EghtesadOnline: The Central Bank of Iran in a statement strongly condemned a Bahraini court’s ruling against Iranian banks, asking the kingdom’s judicial authorities to stop legal action in the case.
The High Criminal Court of Bahrain on Thursday issued a verdict in an allegedly money laundering case, convicting Future Bank and six of its officials, the CBI and other Iranian banks, Bahraini news outlets reported last week.
In the statement seen on the CBI website, the regulator described the ruling as “baseless” and said it “reserves the right to take legal countermeasures”.
Known also as Al-Mustaqbal Bank, the Manama-based bank was set up in 2004 with the permission of the Bahraini government as a joint venture by Bank Saderat Iran and Bank Melli Iran and the tiny Arab state’s Al-Ahli Bank.
The CBI said the ruling was a “political statement”, arguing that Future Bank had come under control of the Central Bank of Bahrain following a diplomatic rift between Iran and Saudi Arabia in 2015.
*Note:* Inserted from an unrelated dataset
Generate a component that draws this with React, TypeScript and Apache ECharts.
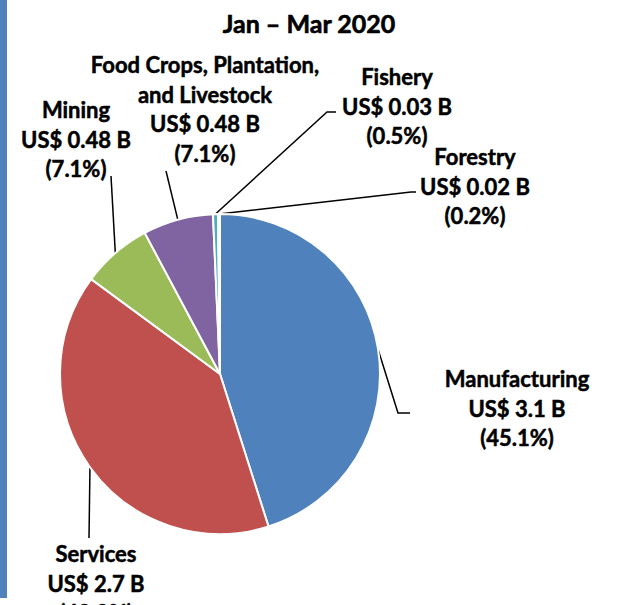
import React, { useEffect, useRef } from "react";
import * as echarts from "echarts";

const titleText = "Jan – Mar 2020";
const categories = [
  "Manufacturing",
  "Services",
  "Mining",
  "Food Crops, Plantation,\nand Livestock",
  "Fishery",
  "Forestry",
];
const amounts = ["US$ 3.1 B", "US$ 2.7 B", "US$ 0.48 B", "US$ 0.48 B", "US$ 0.03 B", "US$ 0.02 B"];
const percents = [45.1, 40.0, 7.1, 7.1, 0.5, 0.2];
const colors = ["#4F81BD", "#C0504D", "#9BBB59", "#8064A2", "#4BACC6", "#F79646"];

// label block centres and leader-line elbow/end points (layout only)
const labelPos = [
  [517, 408],
  [96, 583],
  [76, 139],
  [205, 109],
  [397, 106],
  [475, 186],
];
const lineElbow = [
  [[398, 413], [410, 413]],
  [[89, 538], [89, 538]],
  [[111, 176], [111, 176]],
  [[166, 171], [166, 171]],
  [[327, 112], [336, 112]],
  [[411, 192], [416, 192]],
];

export default function App() {
  const ref = useRef<HTMLDivElement>(null);
  useEffect(() => {
    if (!ref.current) return;
    const chart = echarts.init(ref.current, null, { renderer: "svg" });
    const font = "Lato, 'Open Sans', sans-serif";
    chart.setOption({
      animation: false,
      backgroundColor: "#ffffff",
      title: {
        text: titleText,
        left: 304,
        top: 5,
        textAlign: "center",
        textStyle: {
          fontFamily: font,
          fontWeight: "bold",
          fontSize: 25,
          color: "#000",
          textBorderColor: "#000",
          textBorderWidth: 0.6,
        },
      },
      graphic: [
        { type: "rect", left: 0, top: 0, shape: { width: 7, height: 598 }, style: { fill: "#4F81BD" }, silent: true },
      ],
      series: [
        {
          type: "pie",
          center: [220, 374],
          radius: 160,
          startAngle: 90,
          clockwise: true,
          avoidLabelOverlap: false,
          itemStyle: { borderColor: "#ffffff", borderWidth: 2 },
          label: {
            show: true,
            position: "outside",
            fontFamily: font,
            fontWeight: "bold",
            fontSize: 22,
            lineHeight: 29.5,
            color: "#000",
            textBorderColor: "#000",
            textBorderWidth: 0.5,
            align: "center",
            formatter: (p: any) =>
              `${categories[p.dataIndex]}\n${amounts[p.dataIndex]}\n(${percents[p.dataIndex].toFixed(1)}%)`,
          },
          labelLine: { show: true, smooth: false, length: 10, length2: 10, lineStyle: { color: "#000", width: 1.5 } },
          labelLayout: (params: any) => {
            const i = params.dataIndex;
            const pts = params.labelLinePoints;
            const start = pts ? pts[0] : lineElbow[i][0];
            return {
              x: labelPos[i][0],
              y: labelPos[i][1],
              align: "center",
              verticalAlign: "middle",
              labelLinePoints: [start, lineElbow[i][0], lineElbow[i][1]],
            };
          },
          data: percents.map((v, i) => ({
            name: categories[i],
            value: v,
            itemStyle: { color: colors[i] },
          })),
        },
      ],
    });
    return () => chart.dispose();
  }, []);
  return (
    <div
      ref={ref}
      style={{ position: "fixed", left: 0, top: 0, width: 625, height: 605, background: "#fff" }}
    />
  );
}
The regime in Bahrain is a close ally of Saudi Arabia and coordinates its domestic and foreign policy with Riyadh.
“After that, the country evicted Iranian shareholders in Future Bank. The money laundering allegations were made against the bank five years after the Manama government seized the bank and ousted its Iranian managers,” the CBI said.
It accused the Bahraini judiciary of making false allegations against Future Bank, reiterating that due process was not observed in issuing the verdict.
Reiterating that the ruling lacks judicial validity, the CBI warned the kingdom that such moves “will undermine its credibility among foreign investors.”
The Foreign Ministry in Tehran strongly dismissed the charges against Iranian banks by Manama. Speaking to reporters on Sunday, Saeed Khatibzadeh, the ministry’s spokesman, said the ruling was “politically motivated”.
As per the verdict published by the sate-owned Bahrain News Agency (BNA), those convicted in the case have been fined 19 million Bahraini dinars. The ruling calls for confiscating the alleged dirty money, amounting to approximately $1.3 billion and sentences six people to prison terms.
Five of the convicted are sentenced to ten years each and the sixth convicted individual was sentenced to five years.
According to Bahraini Attorney General Ali bin Fadhel Al Buainain, the convicted individuals were also handed a fine of 1 million dinars each, and the CBI and other Iranian banks fined one million Bahraini dinars each plus confiscation of funds, which includes $148 million, €976 million, 53 million UAE dirhams and 235 billion Iranian rials.
The public prosecutor earlier said investigations had uncovered a major money laundering scheme operating through Future Bank.
The scheme allegedly involved illegal financial transactions for the benefit of Iranian entities, notably the central bank.
Investigations revealed alleged illegal banking practices and found that the CBI issued instructions to Future Bank on the use of an alternative and unapproved transfer system to complete banking operations for the purpose of concealing the source and movement of funds transferred through it and for the benefit of Iranian banks. The intent was to circumvent US sanctions imposed on Iranian entities.
BNA claimed that Future Bank officials, in cooperation with other officials of Iranian banks and the CBI, carried out the “transfer and receipt of more than $1.3 billion through the alternative system” as part of the so-called large-scale money laundering scheme.
The attorney general of Bahrain warned that further investigations are ongoing, including of international transactions by Future Bank and Iranian banks in contravention of the Law on the Prohibition and Combating of Money Laundering and Terrorist Financing, as well as banking laws and regulations, and that further prosecutions are expected.